I have always snooped through this website and never found a reason to really post until today. Straight to the point I want to tell my highschool sweetheart that I love him. Here's the scoop: We met in highschool when I was 15 and he was 16. We tried dating but I came from a strict home and he needed to party so we never really worked out. He came in and out of my life for a couple of years until I gave up and told myself I needed to let him go and if he's meant for me he will come find me when he's ready. I left and moved on as did he. I moved on to a great guy and dated him for 4 years. And then my sweetheart showed up out of the blue. He said after I left for good he couldn't stop thinking about me. He would wake up in cold sweats after dreaming about me. From then he knew he loved me and wanted to be with me. This put me in a tough spot because I had already moved on and the guy I was with really loved me. So we went back and fourth, meeting up at night, late night calls, and I was back to when we were 15 again.

I would go to dinner with him and then not call him for weeks at a time because I just couldn't believe everything I had always wanted to hear he was actually telling me. And I really didnt want to hurt my boyfriend at the time. So we stayed friends at my request for about two years, and we were there for each other through really rough times. Even though I had a bf he still was there for me and never left my side.

Finally he got tired of waiting and one day when I fought with my bf and called him to vent he told me he couldn't do it anymore. He said he had to move on and I had to let him go. At first I said I understood and went my own way. But I couldn't deal. Soon I became sick, the fights with my bf intensified, I couldn't eat and I was suffering big time depression. I was messing up at work and was even being really mean to the people I loved. I was not myself at all. I really did not know what was wrong with me until I realized it was him. I loved him and I needed him. I couldn't live without him.

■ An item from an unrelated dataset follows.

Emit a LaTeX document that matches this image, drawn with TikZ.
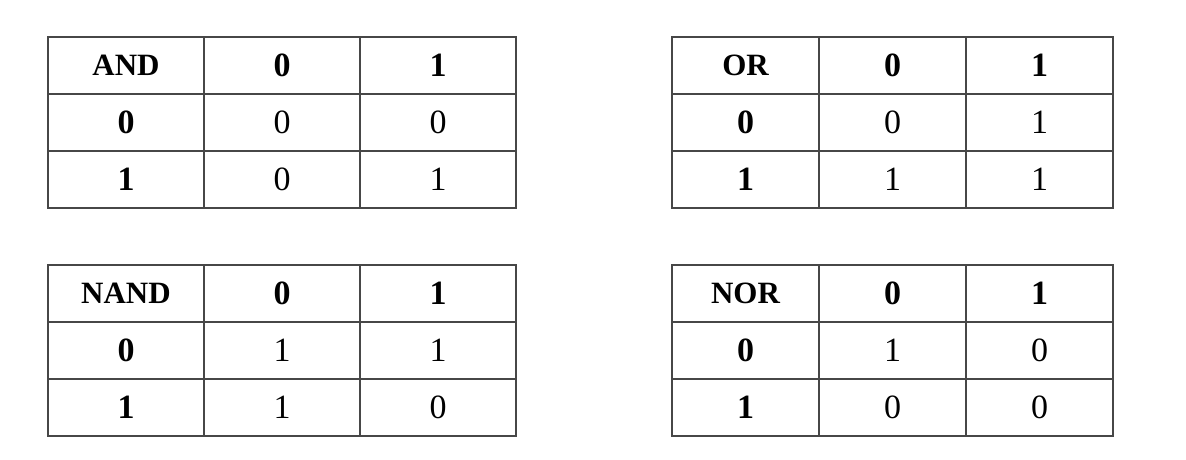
\documentclass[tikz,border=0pt]{standalone}
\usepackage{fontspec}
\setmainfont{Liberation Serif}
\usepackage{tikz}

\tikzset{
  cellbox/.style={draw=black!72, line width=1.4pt, inner sep=0pt, outer sep=0pt,
    minimum height=57pt, font=\fontsize{34}{40}\selectfont},
  wide/.style={cellbox, minimum width=156pt},
  narrow/.style={cellbox, minimum width=147pt},
  head/.style={font=\fontsize{34}{40}\selectfont\bfseries},
  opname/.style={font=\fontsize{31}{36}\selectfont\bfseries}
}

\begin{document}
\begin{tikzpicture}[x=1pt, y=-1pt]
\useasboundingbox (0,0) rectangle (1186,460);

% AND
\node [wide, opname] (andop) at (126,65.5) {AND};
\node [wide, head] (andA0) at (282,65.5) {0};
\node [wide, head] (andA1) at (438,65.5) {1};
\node [wide, head] (andB0) at (126,122.5) {0};
\node [wide] (and00) at (282,122.5) {0};
\node [wide] (and01) at (438,122.5) {0};
\node [wide, head] (andB1) at (126,179.5) {1};
\node [wide] (and10) at (282,179.5) {0};
\node [wide] (and11) at (438,179.5) {1};

% OR
\node [narrow, opname] (orop) at (745.5,65.5) {OR};
\node [narrow, head] (orA0) at (892.5,65.5) {0};
\node [narrow, head] (orA1) at (1039.5,65.5) {1};
\node [narrow, head] (orB0) at (745.5,122.5) {0};
\node [narrow] (or00) at (892.5,122.5) {0};
\node [narrow] (or01) at (1039.5,122.5) {1};
\node [narrow, head] (orB1) at (745.5,179.5) {1};
\node [narrow] (or10) at (892.5,179.5) {1};
\node [narrow] (or11) at (1039.5,179.5) {1};

% NAND
\node [wide, opname] (nandop) at (126,293.5) {NAND};
\node [wide, head] (nandA0) at (282,293.5) {0};
\node [wide, head] (nandA1) at (438,293.5) {1};
\node [wide, head] (nandB0) at (126,350.5) {0};
\node [wide] (nand00) at (282,350.5) {1};
\node [wide] (nand01) at (438,350.5) {1};
\node [wide, head] (nandB1) at (126,407.5) {1};
\node [wide] (nand10) at (282,407.5) {1};
\node [wide] (nand11) at (438,407.5) {0};

% NOR
\node [narrow, opname] (norop) at (745.5,293.5) {NOR};
\node [narrow, head] (norA0) at (892.5,293.5) {0};
\node [narrow, head] (norA1) at (1039.5,293.5) {1};
\node [narrow, head] (norB0) at (745.5,350.5) {0};
\node [narrow] (nor00) at (892.5,350.5) {1};
\node [narrow] (nor01) at (1039.5,350.5) {0};
\node [narrow, head] (norB1) at (745.5,407.5) {1};
\node [narrow] (nor10) at (892.5,407.5) {0};
\node [narrow] (nor11) at (1039.5,407.5) {0};

\end{tikzpicture}
\end{document}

I left my boyfriend because I really didn't love him and stayed alone for a few months. I finally called my HS sweetheart and told him my bf and I had broken up and My HS sweetheart and I are now talking as friends again. He told me he still feels exactly the same about me and in the time he tried to forget me and move on, he couldn't. So we are sort of dating right now but Since I have realized that I love him I have been wanting to scream it from the roof tops! I have never told him I loved him and I really want to make it something special and memorable.

I want to suprise him and come up with something creative but I'm not very good at those things and he is. So that's where I need the help. I don't want to make it too corny lol but memorable.